In any case, they are a beautiful and easy-to-grow flower. We started all the European Columbines from seed, and in their 3rd year in the ground they're 10" tall, 18" wide hemispheres of leafy green with 2' flower spires. In our mild winter they die back to the ground but are only bare for a month or so before sending out new, somewhat maple-shaped leaves. The flower stalks are quite stiff - like wire or bamboo skewers - so even in the wild winds we've had this spring, where branches break and other wiftier flowers flop flat, these flowers never drooped a bit. They're best left outside - various parts of the plant are poisonous and they don't last too long as cut flowers - but when the plant is in full flower they're beautiful and last quite a while. In full bloom they remind me of a Roman Candle - my kind of fireworks: silent, don't reek of gunpowder, and bloom when it's not 100 degrees outside!

Anyway, blah blah blah, boring scientific post...grow something pretty! (Just don't eat this one.)

- a Campesino's wife

Thursday, May 15, 2008

The ladies - or why everbody needs chickens

This is an early photo of our first group of "ladies." You can't tell now, but the one we call Marilyn was really Marlon, and one of the silkies was Don Juan.

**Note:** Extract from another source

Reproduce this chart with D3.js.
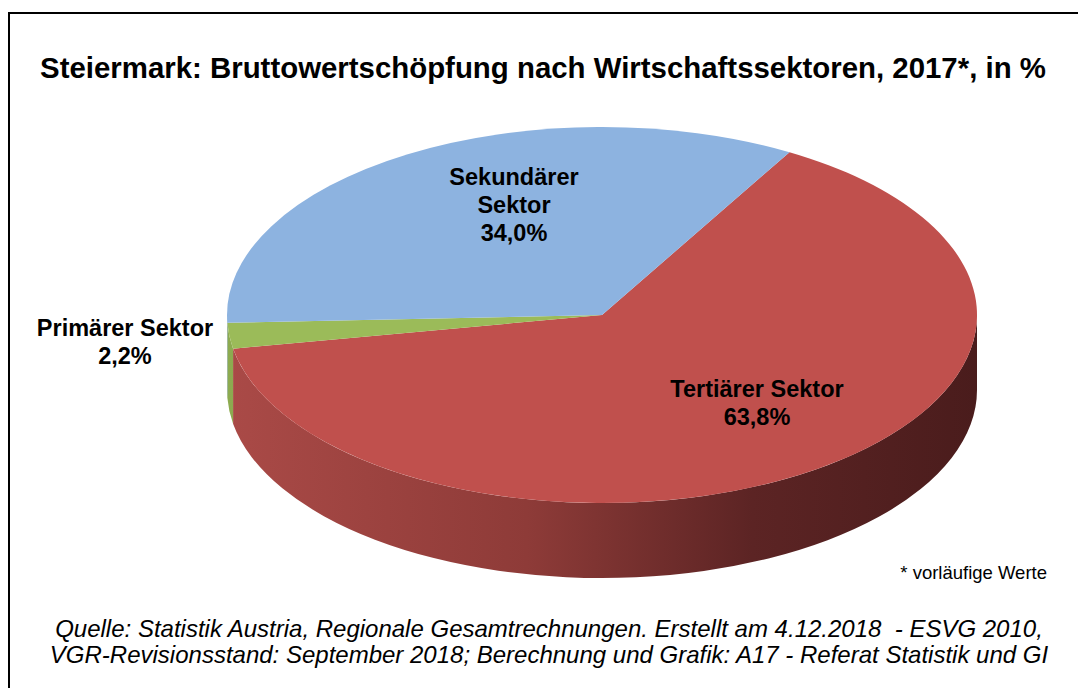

We don't have any of our original chickens any more. We have lost 5 to raccoons, one became eggbound (a nasty business), and one became weakened by mites and quit eating. We caught on a little to late with the last two, or the causes of death were completely treatable. Less so with being eggbound.

However, chickens are not all death and sickness! They are also beautiful, clucking wonders who turn worms, grubs, insects, slugs, grass, and old vegetables into the most amazing eggs. The color and texture of a fresh free range egg beats anything you can by in a store. Chickens also love tofu, I am not sure there is anything they like better. But they are not vegetarians. As outlined above they will eat just about anything that runs, crawls, or squirms that is substantially smaller than themselves.

They are relatively quiet animals, more consistently noisy than some pets, but it is generally a soft clucking, with occasionally harsh "bocking." Unless of course you have a rooster. One of our chickens (Honker, a buff orpington) is fairly loud, but none of our neighbors have complained, and one has even inquired about getting chickens himself.


It is the first really hot day of summer. Over 100 degrees. So begins the long summer. So far we have planted garlic, onions, potatoes (at least 5 varieties), cucumbers, tomatoes, beans, corn, cilantro, parsley, chard, eggplant, assorted herbs, and assorted flowers. the only thing that is really producing right now are the strawberries. We have a ton of them, which is a good place to be. We just need to turn some into strawberry jam. We have already made some sorbet. I highly recommend grapefruit strawberry sorbet. It has just the right amount of tartness. If you want to see pictures of the garden, head on over to our flikr page. Here are the March blossoms:


I need to get May up there, we have some great roses, poppies, foxglove, and penstemon.